Is this exercise purely academic? No. Consider:

auto five(int *p, int *q) -> ????
{
    // Comparing unrelated pointers yields an unspecified result.
    return p <=> q;
}

auto six(std::deque<int>::iterator p, std::deque<int>::iterator q) -> ????
{
    // Comparing iterators into different deques has undefined behavior.
    return p < q ? std::strong_ordering::less :
           p > q ? std::strong_ordering::greater :
                   std::strong_ordering::equal;
}

(Source for “unspecified result.” Source for “undefined behavior” — but notice that the table claims “< is a total ordering relation” even as an earlier row asserts that not all values are comparable via <.)

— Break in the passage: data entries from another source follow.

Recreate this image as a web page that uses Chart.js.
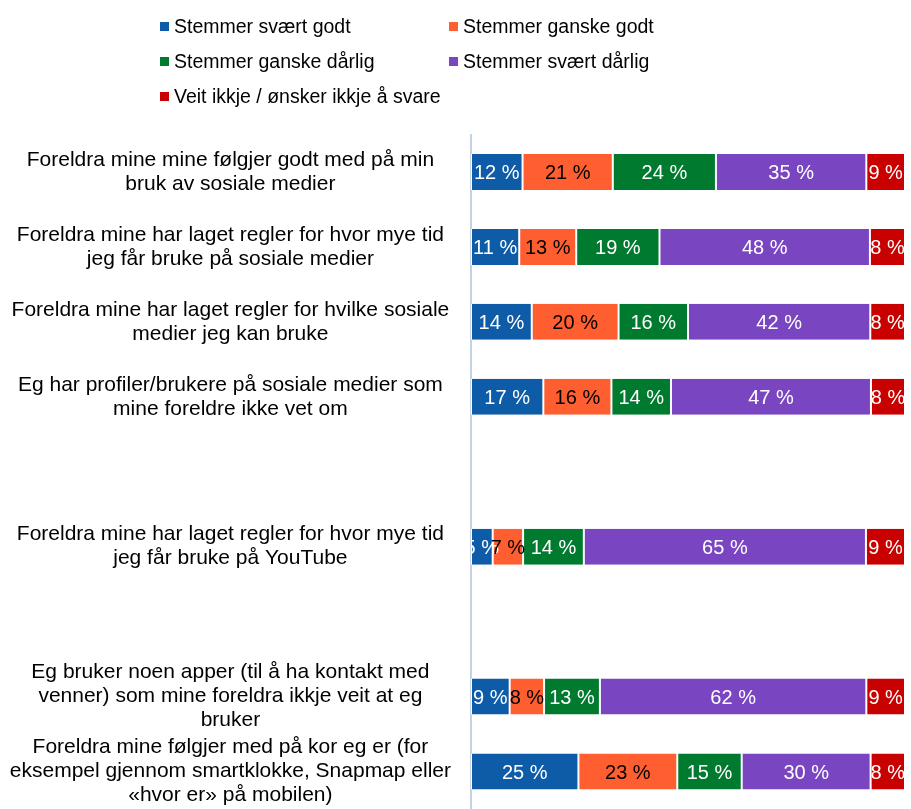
<!DOCTYPE html>
<html lang="no">
<head>
    <meta charset="UTF-8">
    <title>Foreldre og sosiale medier</title>
    <script src="https://cdn.jsdelivr.net/npm/chart.js"></script>
    <style>
        body {
            margin: 0;
            background: white;
        }
        #wrap {
            width: 911px;
            height: 809px;
        }
    </style>
</head>
<body>
    <div id="wrap">
        <canvas id="graf" width="911" height="809"></canvas>
    </div>

    <script>
        // kategorier (tomme rader gir mellomrom slik som i originalen)
        const kategorier = [
            ["Foreldra mine mine følgjer godt med på min", "bruk av sosiale medier"],
            ["Foreldra mine har laget regler for hvor mye tid", "jeg får bruke på sosiale medier"],
            ["Foreldra mine har laget regler for hvilke sosiale", "medier jeg kan bruke"],
            ["Eg har profiler/brukere på sosiale medier som", "mine foreldre ikke vet om"],
            "",
            ["Foreldra mine har laget regler for hvor mye tid", "jeg får bruke på YouTube"],
            "",
            ["Eg bruker noen apper (til å ha kontakt med", "venner) som mine foreldra ikkje veit at eg", "bruker"],
            ["Foreldra mine følgjer med på kor eg er (for", "eksempel gjennom smartklokke, Snapmap eller", "«hvor er» på mobilen)"]
        ];

        const serier = ["Stemmer svært godt", "Stemmer ganske godt", "Stemmer ganske dårlig",
                        "Stemmer svært dårlig", "Veit ikkje / ønsker ikkje å svare"];

        const svaertGodt    = [12, 11, 14, 17, null, 5,  null, 9,  25];
        const ganskeGodt    = [21, 13, 20, 16, null, 7,  null, 8,  23];
        const ganskeDaarlig = [24, 19, 16, 14, null, 14, null, 13, 15];
        const svaertDaarlig = [35, 48, 42, 47, null, 65, null, 62, 30];
        const veitIkkje     = [9,  8,  8,  8,  null, 9,  null, 9,  8];

        const farger = ["#0E5CA8", "#FF5E31", "#007A2E", "#7A45C0", "#C80000"];
        const tekstFarger = ["#fff", "#000", "#fff", "#fff", "#fff"];

        const verdier = [svaertGodt, ganskeGodt, ganskeDaarlig, svaertDaarlig, veitIkkje];

        // 100 % stablet: hver rad skaleres til summen av radene
        const summer = kategorier.map((_, i) =>
            verdier.reduce((s, arr) => s + (arr[i] || 0), 0));

        const datasett = serier.map((navn, k) => ({
            label: navn,
            data: verdier[k].map((v, i) => v == null ? null : v / summer[i] * 100),
            etiketter: verdier[k],
            backgroundColor: farger[k],
            borderColor: "#fff",
            borderWidth: { left: 1, right: 1, top: 0, bottom: 0 },
            borderSkipped: false,
            barPercentage: 1,
            categoryPercentage: 0.48
        }));

        const font = "'Liberation Sans', Arial, sans-serif";

        // verdietiketter midt i hver del av stolpen
        const verdiEtiketter = {
            id: "verdiEtiketter",
            afterDatasetsDraw(chart) {
                const ctx = chart.ctx;
                const a = chart.chartArea;
                ctx.save();
                ctx.beginPath();
                ctx.rect(a.left, a.top, a.right - a.left + 6, a.bottom - a.top);
                ctx.clip();
                ctx.font = "20px " + font;
                ctx.textAlign = "center";
                ctx.textBaseline = "middle";
                chart.data.datasets.forEach((ds, k) => {
                    const meta = chart.getDatasetMeta(k);
                    meta.data.forEach((el, i) => {
                        const v = ds.etiketter[i];
                        if (v == null) return;
                        const p = el.getProps(["x", "y", "base"], true);
                        ctx.fillStyle = tekstFarger[k];
                        ctx.fillText(v + " %", (p.x + p.base) / 2, p.y + 2);
                    });
                });
                ctx.restore();
            }
        };

        // forklaring i to kolonner
        const forklaring = {
            id: "forklaring",
            afterDraw(chart) {
                const ctx = chart.ctx;
                const kolX = [160, 449];
                ctx.save();
                ctx.font = "19.5px " + font;
                ctx.textBaseline = "middle";
                ctx.textAlign = "left";
                chart.data.datasets.forEach((ds, k) => {
                    const x = kolX[k % 2];
                    const y = 27 + Math.floor(k / 2) * 35;
                    ctx.fillStyle = ds.backgroundColor;
                    ctx.fillRect(x, y - 5, 9, 9);
                    ctx.fillStyle = "#000";
                    ctx.fillText(ds.label, x + 14, y + 1);
                });
                ctx.restore();
            }
        };

        new Chart(document.getElementById("graf"), {
            type: "bar",
            data: { labels: kategorier, datasets: datasett },
            plugins: [verdiEtiketter, forklaring],
            options: {
                indexAxis: "y",
                responsive: false,
                animation: false,
                layout: { padding: { top: 134.5, right: 6, bottom: 0, left: 0 } },
                plugins: {
                    legend: { display: false },
                    tooltip: { enabled: false }
                },
                scales: {
                    x: {
                        stacked: true,
                        min: 0,
                        max: 100,
                        display: false
                    },
                    y: {
                        stacked: true,
                        grid: { display: false },
                        border: { color: "#C5D2E3", width: 2 },
                        ticks: {
                            color: "#000",
                            crossAlign: "center",
                            padding: 12,
                            autoSkip: false,
                            font: { family: font, size: 21, lineHeight: 1.143 }
                        },
                        afterFit(scale) {
                            scale.width = 471;
                            // etikettene får gå utenfor plottet, som i originalen
                            scale.paddingTop = 0;
                            scale.paddingBottom = 0;
                        }
                    }
                }
            }
        });
    </script>
</body>
</html>
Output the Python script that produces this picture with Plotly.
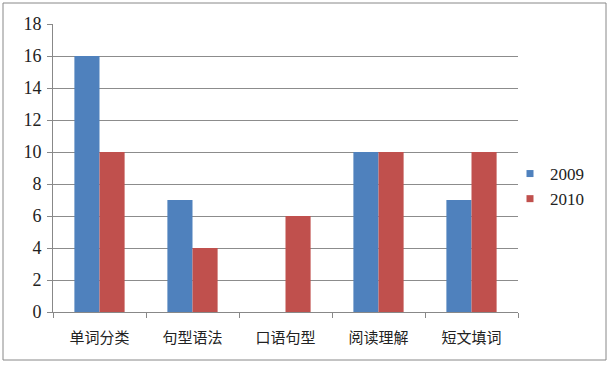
import plotly.graph_objects as go

categories = ["单词分类", "句型语法", "口语句型", "阅读理解", "短文填词"]
values_2009 = [16, 7, 0, 10, 7]
values_2010 = [10, 4, 6, 10, 10]
series_names = ["2009", "2010"]
colors = ["#4F81BD", "#C0504D"]
y_ticks = list(range(0, 19, 2))

L, R, T, B = 53, 518, 24, 312
W, H = 610, 370

fig = go.Figure()
for name, vals, c in zip(series_names, [values_2009, values_2010], colors):
    fig.add_bar(x=categories, y=vals, name=name, marker_color=c,
                marker_line_width=0, showlegend=False)
for name, c in zip(series_names, colors):
    fig.add_scatter(x=[None], y=[None], mode="markers", name=name,
                    marker=dict(symbol="square", size=7, color=c))

def px(x):
    return (x - L) / (R - L)

def py(y):
    return (B - y) / (B - T)

serif = "'Liberation Serif', 'Times New Roman', serif"
cjk = "'Noto Sans CJK SC'"
fig.update_layout(
    width=W, height=H,
    margin=dict(l=L, r=W - R, t=T, b=H - B, pad=0),
    paper_bgcolor="white", plot_bgcolor="white",
    barmode="group", bargap=0.46, bargroupgap=0,
    font=dict(family=serif, size=15, color="#222"),
    legend=dict(x=px(510), y=py(156), xanchor="left", yanchor="top",
                font=dict(family=serif, size=17), itemwidth=30, tracegroupgap=2,
                bgcolor="rgba(0,0,0,0)"),
    xaxis=dict(showline=True, linecolor="#888", linewidth=1, tickson="boundaries",
               ticks="outside", ticklen=5, tickcolor="#888", showgrid=False,
               ticklabelstandoff=12,
               tickfont=dict(family=cjk, size=15)),
    yaxis=dict(range=[0, 18], tickvals=y_ticks, showline=True, linecolor="#888",
               linewidth=1, ticks="outside", ticklen=5, tickcolor="#888",
               gridcolor="#8c8c8c", gridwidth=1, zeroline=False,
               ticklabelstandoff=2,
               tickfont=dict(family=serif, size=18)),
    shapes=[dict(type="rect", xref="paper", yref="paper",
                 x0=px(3), x1=px(606), y0=py(360), y1=py(3),
                 line=dict(color="#888", width=1))],
)

fig.write_html("out.html", config={"displayModeBar": False},
               post_script="document.body.style.margin='0';")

C++2a has decided that five should yield std::strong_ordering — comparison of pointers is considered “strong” even though it is not technically a total order (many pointer values are not ordered, or not comparable, with others).

C++2a has not yet had to deal with six, because no standard library types yet support operator<=> (except for std::vector<T>::iterator on implementations where that’s a typedef for T*).

Personally, I find the Lakos Rule for noexcept easy to explain but annoying in practice; I would like to see noexcept used more liberally.

However, today I think I do want a “Lakos-ish Rule” for comparisons; I would like to see strong_ordering used more conservatively. Well, really I just want people to stop designing types without total orders!

But there’s clearly a reductio ad absurdum for “Lakos-ish Rules”:

int seven(int i) {
    return 1 / i;
}

The absurdist might claim that int is the wrong return type for function seven, because it returns an int only in the well-defined case. In the UB case, “it might return anything.” Clearly, then, any function with a narrow contract should not only be marked noexcept(false), but also have std::any as its return type!

And the counterargument reduces to absurdity my position on comparisons: the absurdist doesn’t literally want everyone to write narrow-contract functions that return std::any; really they just want people to stop designing functions with narrow contracts!